Steady review and response habits are often more effective than short bursts of activity.

Using fake or filtered reviews

Artificial reviews can create policy issues and may damage trust if discovered. Gated feedback flows can also cause problems if they block honest public input.

Authentic review collection is the safer approach.

Ignoring store-level root causes

If many reviews mention the same problem, the issue is usually not the review itself. It is the process behind it.

Reputation software cannot solve weak handoffs, unclear pricing explanations, or missing callbacks.

Separating marketing from operations

Marketing teams often manage profiles and review requests, but department managers control much of the customer experience. Both sides need shared visibility.

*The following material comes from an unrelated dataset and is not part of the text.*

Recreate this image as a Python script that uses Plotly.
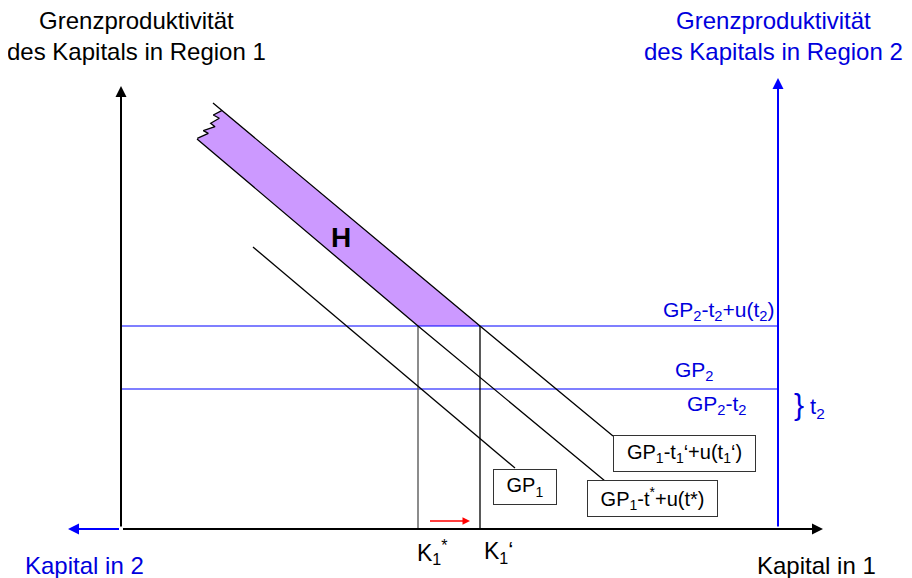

What a healthy dealership reputation program often includes

Core elements

  • Accurate business listings across major platforms
  • Consistent review generation from real customers
  • Fast public responses with clear escalation paths
  • Internal feedback loops tied to operations
  • Department-level reporting for sales, service, and F&I
  • Clear messaging standards across staff and channels

Signs the process is working

A working program often shows more recent feedback, fewer unanswered complaints, and clearer trends by issue type. Managers may also see repeated concerns earlier, which makes them easier to fix.

Choosing outside help for automotive reputation management

When external support may help

Some dealerships have limited internal time for review monitoring, response writing, listing cleanup, and reporting. In those cases, outside support may help maintain consistency.

What to look for

An outside partner should understand dealership operations, local SEO, review platform rules, and department-level feedback patterns. It also helps if the partner can work with existing CRM and marketing workflows.

Questions worth asking

  • How are reviews monitored across locations and departments?
  • Who writes responses and how are approvals handled?
  • How are recurring complaints reported back to management?
  • How is listing accuracy maintained over time?
  • How does reputation work connect to local SEO and lead generation?

Final thoughts

Reputation management is an ongoing operating system

Automotive reputation management is not a one-time campaign. It is an ongoing system that connects customer experience, public feedback, local search presence, and dealership communication.

Growth often follows better process

When dealerships ask for reviews at the right time, respond with care, fix recurring issues, and keep listings accurate, trust can improve. That trust may support stronger visibility, more confident leads, better retention, and steadier dealership growth.